(Entries with chart source code)
----

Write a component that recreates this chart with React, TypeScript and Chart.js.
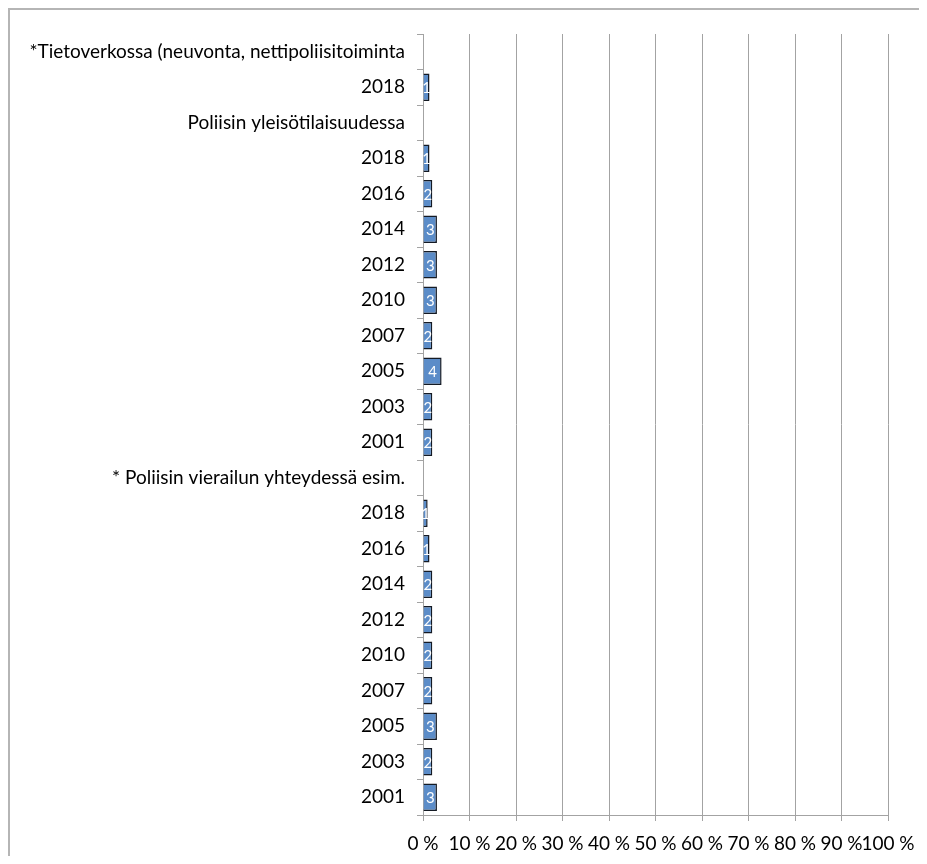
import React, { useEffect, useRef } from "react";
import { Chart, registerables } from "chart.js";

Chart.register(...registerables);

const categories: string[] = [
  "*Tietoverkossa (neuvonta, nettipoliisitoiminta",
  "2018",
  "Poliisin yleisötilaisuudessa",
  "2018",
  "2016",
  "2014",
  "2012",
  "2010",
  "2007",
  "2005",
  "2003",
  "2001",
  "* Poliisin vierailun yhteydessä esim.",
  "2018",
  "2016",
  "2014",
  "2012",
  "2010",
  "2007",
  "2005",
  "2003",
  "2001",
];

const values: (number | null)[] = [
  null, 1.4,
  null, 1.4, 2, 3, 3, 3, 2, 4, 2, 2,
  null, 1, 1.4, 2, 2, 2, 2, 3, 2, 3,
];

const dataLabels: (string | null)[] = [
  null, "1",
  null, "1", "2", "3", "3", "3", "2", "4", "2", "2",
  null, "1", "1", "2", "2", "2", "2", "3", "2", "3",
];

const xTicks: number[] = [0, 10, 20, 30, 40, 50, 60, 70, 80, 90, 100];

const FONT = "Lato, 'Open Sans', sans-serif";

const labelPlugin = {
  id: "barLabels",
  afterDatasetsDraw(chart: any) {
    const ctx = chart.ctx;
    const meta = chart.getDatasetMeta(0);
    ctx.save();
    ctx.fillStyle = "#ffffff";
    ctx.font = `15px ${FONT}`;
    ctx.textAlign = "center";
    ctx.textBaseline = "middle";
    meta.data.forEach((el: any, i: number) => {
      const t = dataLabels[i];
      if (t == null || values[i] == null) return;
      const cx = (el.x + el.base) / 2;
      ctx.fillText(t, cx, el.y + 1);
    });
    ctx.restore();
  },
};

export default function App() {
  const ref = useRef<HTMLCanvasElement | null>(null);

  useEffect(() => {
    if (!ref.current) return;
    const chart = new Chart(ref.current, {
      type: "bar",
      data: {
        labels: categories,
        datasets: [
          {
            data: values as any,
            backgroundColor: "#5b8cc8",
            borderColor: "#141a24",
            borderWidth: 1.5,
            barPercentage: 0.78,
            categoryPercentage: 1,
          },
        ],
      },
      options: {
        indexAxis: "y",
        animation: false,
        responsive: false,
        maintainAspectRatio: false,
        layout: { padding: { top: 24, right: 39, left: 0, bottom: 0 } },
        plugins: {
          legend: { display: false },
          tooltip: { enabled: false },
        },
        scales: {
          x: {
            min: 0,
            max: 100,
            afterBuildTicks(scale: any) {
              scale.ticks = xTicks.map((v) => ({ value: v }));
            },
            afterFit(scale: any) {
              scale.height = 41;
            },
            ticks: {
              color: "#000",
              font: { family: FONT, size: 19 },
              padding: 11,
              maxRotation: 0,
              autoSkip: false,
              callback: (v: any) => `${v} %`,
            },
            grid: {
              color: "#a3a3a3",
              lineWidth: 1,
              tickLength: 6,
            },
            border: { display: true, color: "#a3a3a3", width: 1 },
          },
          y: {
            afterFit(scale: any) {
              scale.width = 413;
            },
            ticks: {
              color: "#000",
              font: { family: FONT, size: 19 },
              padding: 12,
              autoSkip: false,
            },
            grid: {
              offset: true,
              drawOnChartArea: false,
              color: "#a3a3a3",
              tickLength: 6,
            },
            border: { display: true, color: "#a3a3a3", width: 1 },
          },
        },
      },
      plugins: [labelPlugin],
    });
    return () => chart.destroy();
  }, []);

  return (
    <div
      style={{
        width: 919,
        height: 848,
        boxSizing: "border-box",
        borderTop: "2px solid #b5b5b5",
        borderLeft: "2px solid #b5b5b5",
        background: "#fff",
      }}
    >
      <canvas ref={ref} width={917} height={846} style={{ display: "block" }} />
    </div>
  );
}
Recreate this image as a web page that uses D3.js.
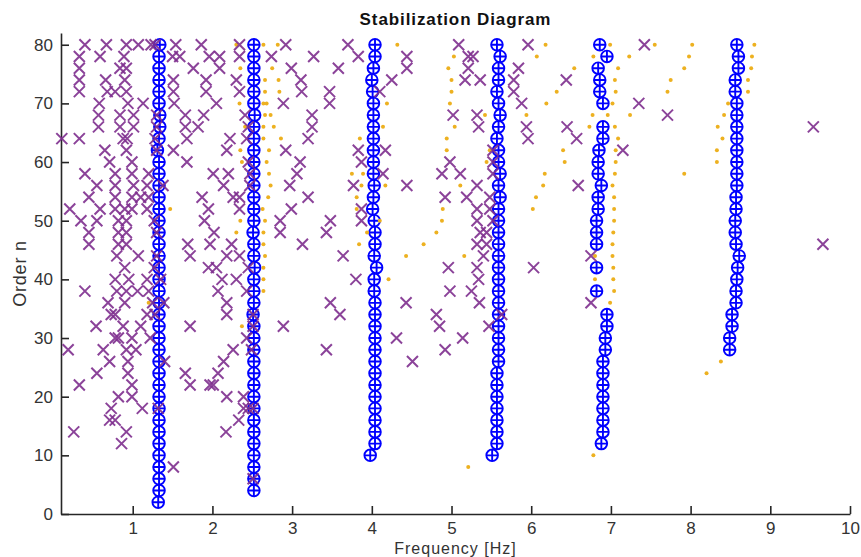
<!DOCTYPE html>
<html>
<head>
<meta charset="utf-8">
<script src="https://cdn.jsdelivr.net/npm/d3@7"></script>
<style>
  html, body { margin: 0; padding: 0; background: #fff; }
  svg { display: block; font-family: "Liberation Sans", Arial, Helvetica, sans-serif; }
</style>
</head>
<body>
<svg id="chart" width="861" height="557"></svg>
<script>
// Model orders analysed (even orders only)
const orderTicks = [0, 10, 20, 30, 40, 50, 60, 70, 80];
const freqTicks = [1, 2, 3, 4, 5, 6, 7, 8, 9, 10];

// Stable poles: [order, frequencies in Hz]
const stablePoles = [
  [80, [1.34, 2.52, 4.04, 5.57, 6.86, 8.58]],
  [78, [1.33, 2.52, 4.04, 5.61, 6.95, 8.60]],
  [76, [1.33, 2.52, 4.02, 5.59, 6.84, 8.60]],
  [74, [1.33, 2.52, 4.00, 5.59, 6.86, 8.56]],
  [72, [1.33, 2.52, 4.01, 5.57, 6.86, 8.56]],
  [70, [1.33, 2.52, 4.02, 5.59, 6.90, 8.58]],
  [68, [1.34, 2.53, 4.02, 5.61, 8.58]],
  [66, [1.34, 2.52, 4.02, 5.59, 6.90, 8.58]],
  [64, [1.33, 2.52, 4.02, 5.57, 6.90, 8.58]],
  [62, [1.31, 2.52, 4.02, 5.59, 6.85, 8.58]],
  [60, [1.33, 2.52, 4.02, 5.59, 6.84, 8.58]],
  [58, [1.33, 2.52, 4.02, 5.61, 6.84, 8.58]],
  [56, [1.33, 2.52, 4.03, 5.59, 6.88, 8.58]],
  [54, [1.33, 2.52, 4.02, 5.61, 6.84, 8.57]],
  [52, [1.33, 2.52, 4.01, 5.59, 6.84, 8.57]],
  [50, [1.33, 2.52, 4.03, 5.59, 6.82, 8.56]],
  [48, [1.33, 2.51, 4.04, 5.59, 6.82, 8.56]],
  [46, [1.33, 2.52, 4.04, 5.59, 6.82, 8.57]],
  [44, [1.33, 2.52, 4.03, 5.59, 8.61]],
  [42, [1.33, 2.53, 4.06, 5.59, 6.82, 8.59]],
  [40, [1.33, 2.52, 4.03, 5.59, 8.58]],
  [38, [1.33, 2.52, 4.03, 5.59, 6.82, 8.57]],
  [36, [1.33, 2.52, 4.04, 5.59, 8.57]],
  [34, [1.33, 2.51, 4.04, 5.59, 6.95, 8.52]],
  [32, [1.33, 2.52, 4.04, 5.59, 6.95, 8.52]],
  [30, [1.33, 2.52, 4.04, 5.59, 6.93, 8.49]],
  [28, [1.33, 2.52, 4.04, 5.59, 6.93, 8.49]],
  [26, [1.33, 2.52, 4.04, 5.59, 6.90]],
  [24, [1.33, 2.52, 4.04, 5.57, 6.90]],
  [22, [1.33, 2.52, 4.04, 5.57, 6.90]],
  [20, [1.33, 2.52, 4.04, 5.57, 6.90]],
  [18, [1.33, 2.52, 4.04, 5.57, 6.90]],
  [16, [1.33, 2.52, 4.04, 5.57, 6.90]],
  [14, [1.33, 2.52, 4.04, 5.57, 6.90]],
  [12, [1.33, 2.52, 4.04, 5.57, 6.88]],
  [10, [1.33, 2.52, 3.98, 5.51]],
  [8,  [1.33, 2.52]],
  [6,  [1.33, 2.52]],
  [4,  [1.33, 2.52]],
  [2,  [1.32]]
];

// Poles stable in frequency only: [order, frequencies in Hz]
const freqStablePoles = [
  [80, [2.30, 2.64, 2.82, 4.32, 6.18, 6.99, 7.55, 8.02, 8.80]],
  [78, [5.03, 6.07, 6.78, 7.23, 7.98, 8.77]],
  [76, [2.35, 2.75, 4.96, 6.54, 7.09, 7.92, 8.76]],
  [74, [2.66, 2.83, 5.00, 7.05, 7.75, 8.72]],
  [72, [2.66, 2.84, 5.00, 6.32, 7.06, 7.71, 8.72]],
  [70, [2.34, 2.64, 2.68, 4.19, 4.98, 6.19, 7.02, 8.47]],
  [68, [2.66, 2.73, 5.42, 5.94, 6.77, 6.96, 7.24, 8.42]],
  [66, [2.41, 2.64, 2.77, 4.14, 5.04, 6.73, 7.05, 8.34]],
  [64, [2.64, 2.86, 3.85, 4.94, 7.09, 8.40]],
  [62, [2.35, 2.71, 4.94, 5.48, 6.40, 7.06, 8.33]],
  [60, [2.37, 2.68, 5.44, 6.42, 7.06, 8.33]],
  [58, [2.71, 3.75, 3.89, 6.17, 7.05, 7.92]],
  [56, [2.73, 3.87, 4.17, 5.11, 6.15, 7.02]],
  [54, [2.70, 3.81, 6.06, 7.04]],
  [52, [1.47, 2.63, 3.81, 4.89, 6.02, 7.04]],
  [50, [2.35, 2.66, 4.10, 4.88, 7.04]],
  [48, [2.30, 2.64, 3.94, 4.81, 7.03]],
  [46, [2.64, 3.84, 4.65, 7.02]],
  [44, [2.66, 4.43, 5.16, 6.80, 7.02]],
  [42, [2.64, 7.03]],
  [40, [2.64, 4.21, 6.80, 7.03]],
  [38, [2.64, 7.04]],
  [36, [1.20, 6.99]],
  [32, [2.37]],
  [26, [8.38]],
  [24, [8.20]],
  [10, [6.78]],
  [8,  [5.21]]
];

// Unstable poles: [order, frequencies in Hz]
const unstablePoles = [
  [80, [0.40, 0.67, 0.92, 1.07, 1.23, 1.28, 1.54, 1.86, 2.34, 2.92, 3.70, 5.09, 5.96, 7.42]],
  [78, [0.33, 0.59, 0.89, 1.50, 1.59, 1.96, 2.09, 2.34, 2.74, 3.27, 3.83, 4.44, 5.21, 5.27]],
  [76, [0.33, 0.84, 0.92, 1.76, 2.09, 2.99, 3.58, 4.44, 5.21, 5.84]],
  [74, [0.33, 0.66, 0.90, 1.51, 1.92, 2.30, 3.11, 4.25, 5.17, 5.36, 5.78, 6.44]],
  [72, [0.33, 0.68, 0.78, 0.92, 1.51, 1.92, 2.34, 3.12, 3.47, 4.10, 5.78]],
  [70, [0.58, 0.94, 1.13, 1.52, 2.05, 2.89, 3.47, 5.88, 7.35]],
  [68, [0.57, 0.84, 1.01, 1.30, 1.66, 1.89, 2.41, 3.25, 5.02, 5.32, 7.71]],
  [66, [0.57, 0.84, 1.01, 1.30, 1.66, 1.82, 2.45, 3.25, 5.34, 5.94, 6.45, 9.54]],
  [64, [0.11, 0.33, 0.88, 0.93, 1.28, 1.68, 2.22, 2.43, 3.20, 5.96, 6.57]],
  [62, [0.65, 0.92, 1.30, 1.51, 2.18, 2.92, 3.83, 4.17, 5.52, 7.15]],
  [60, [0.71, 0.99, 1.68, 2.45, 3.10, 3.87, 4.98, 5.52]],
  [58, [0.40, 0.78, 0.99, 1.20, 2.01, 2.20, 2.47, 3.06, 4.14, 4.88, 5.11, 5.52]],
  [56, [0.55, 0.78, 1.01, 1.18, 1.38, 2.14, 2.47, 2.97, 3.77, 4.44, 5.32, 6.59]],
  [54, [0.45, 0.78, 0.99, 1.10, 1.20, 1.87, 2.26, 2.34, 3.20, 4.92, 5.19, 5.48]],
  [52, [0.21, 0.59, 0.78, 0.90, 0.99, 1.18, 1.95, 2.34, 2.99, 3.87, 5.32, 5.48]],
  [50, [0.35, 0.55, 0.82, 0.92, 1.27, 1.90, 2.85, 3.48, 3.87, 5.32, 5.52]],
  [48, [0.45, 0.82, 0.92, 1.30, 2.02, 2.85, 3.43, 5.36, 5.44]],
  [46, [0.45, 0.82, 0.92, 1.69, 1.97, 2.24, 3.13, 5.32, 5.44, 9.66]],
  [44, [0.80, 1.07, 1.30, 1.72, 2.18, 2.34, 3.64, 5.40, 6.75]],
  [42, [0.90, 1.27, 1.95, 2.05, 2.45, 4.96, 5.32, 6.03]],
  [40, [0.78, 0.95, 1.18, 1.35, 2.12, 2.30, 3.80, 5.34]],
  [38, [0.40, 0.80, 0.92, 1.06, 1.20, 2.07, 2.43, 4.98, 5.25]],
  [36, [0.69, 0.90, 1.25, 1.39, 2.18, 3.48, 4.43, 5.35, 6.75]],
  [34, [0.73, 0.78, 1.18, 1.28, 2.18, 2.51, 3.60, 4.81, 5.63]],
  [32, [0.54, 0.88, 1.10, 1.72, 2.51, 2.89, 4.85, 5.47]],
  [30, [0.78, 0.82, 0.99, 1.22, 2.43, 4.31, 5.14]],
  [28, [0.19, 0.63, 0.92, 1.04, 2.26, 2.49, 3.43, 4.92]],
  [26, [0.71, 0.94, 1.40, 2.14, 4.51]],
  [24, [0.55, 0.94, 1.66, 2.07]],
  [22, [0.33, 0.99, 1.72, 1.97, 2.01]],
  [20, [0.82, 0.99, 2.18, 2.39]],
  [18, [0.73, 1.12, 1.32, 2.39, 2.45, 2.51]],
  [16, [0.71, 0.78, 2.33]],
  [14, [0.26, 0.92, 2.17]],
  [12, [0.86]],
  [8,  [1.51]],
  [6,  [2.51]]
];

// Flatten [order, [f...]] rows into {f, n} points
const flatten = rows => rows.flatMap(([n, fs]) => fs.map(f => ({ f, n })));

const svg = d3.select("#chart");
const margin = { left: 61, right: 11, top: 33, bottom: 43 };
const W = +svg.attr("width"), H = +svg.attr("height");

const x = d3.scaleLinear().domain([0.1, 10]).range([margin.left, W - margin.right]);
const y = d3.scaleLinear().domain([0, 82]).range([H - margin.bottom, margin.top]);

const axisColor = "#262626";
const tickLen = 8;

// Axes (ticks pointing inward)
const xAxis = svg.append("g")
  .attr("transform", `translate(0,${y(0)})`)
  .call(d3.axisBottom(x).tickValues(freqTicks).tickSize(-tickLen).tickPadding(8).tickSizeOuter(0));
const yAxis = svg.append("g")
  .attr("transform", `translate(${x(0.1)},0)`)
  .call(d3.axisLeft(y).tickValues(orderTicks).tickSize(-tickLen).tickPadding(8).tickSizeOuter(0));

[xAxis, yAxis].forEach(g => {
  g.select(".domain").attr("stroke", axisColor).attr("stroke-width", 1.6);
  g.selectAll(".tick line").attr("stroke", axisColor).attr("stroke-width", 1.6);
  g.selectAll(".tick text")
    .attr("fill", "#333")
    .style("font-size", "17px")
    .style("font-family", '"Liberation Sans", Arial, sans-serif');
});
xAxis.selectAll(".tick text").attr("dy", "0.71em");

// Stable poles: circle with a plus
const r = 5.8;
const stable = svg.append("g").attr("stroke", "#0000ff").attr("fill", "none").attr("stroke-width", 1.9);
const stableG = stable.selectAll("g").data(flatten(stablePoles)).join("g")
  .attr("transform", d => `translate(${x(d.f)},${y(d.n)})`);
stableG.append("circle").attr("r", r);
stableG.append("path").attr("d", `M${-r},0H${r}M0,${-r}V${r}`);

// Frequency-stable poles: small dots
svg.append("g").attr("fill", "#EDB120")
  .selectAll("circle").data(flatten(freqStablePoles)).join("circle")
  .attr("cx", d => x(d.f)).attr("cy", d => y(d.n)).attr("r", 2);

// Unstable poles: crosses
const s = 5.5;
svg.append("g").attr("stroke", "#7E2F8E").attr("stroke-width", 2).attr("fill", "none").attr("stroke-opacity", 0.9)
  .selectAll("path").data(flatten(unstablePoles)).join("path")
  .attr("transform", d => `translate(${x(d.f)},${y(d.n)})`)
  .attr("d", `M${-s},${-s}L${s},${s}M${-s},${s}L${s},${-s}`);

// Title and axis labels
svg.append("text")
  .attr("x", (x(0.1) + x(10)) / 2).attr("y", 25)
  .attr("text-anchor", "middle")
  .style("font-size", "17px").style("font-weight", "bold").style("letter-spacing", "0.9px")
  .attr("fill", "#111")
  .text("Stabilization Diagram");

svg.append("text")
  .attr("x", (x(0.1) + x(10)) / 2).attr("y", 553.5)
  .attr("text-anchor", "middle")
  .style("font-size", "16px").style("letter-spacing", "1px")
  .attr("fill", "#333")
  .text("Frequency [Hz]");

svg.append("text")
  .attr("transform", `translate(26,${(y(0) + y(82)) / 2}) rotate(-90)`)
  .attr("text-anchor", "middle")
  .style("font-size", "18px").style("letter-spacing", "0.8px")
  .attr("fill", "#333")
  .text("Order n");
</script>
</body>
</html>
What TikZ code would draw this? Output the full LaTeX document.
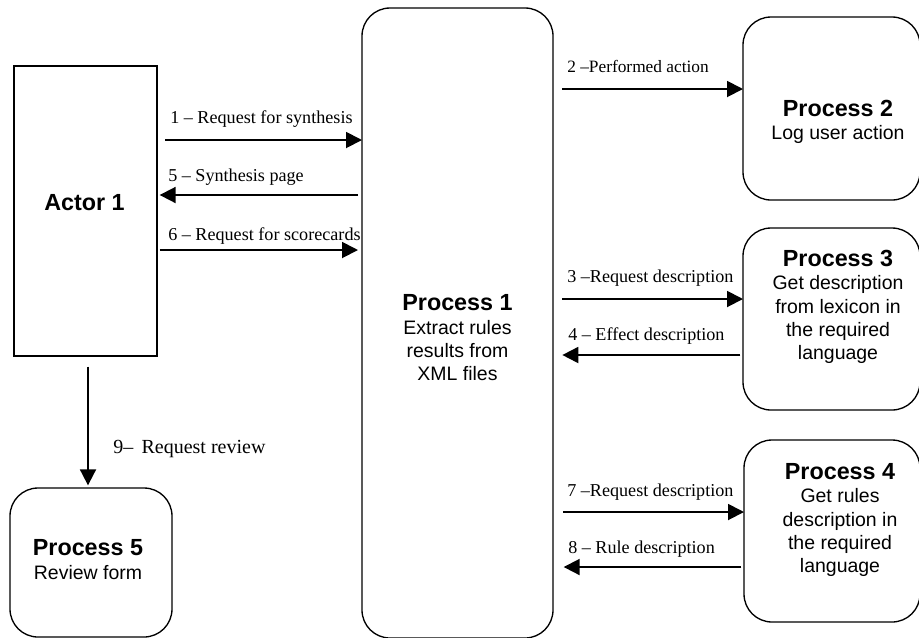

----

**Goal of the exercise**
Without the pictures, return the listing above from its first line through the line that has "const ref = useRef<HTMLCanvasElement".

**Response**
Write a component that recreates this chart with React, TypeScript and Chart.js.
import React, { useEffect, useRef } from "react";
import { Chart, registerables } from "chart.js";

Chart.register(...registerables);

const categories: string[] = [
  "*Tietoverkossa (neuvonta, nettipoliisitoiminta",
  "2018",
  "Poliisin yleisötilaisuudessa",
  "2018",
  "2016",
  "2014",
  "2012",
  "2010",
  "2007",
  "2005",
  "2003",
  "2001",
  "* Poliisin vierailun yhteydessä esim.",
  "2018",
  "2016",
  "2014",
  "2012",
  "2010",
  "2007",
  "2005",
  "2003",
  "2001",
];

const values: (number | null)[] = [
  null, 1.4,
  null, 1.4, 2, 3, 3, 3, 2, 4, 2, 2,
  null, 1, 1.4, 2, 2, 2, 2, 3, 2, 3,
];

const dataLabels: (string | null)[] = [
  null, "1",
  null, "1", "2", "3", "3", "3", "2", "4", "2", "2",
  null, "1", "1", "2", "2", "2", "2", "3", "2", "3",
];

const xTicks: number[] = [0, 10, 20, 30, 40, 50, 60, 70, 80, 90, 100];

const FONT = "Lato, 'Open Sans', sans-serif";

const labelPlugin = {
  id: "barLabels",
  afterDatasetsDraw(chart: any) {
    const ctx = chart.ctx;
    const meta = chart.getDatasetMeta(0);
    ctx.save();
    ctx.fillStyle = "#ffffff";
    ctx.font = `15px ${FONT}`;
    ctx.textAlign = "center";
    ctx.textBaseline = "middle";
    meta.data.forEach((el: any, i: number) => {
      const t = dataLabels[i];
      if (t == null || values[i] == null) return;
      const cx = (el.x + el.base) / 2;
      ctx.fillText(t, cx, el.y + 1);
    });
    ctx.restore();
  },
};

export default function App() {
  const ref = useRef<HTMLCanvasElement | null>(null);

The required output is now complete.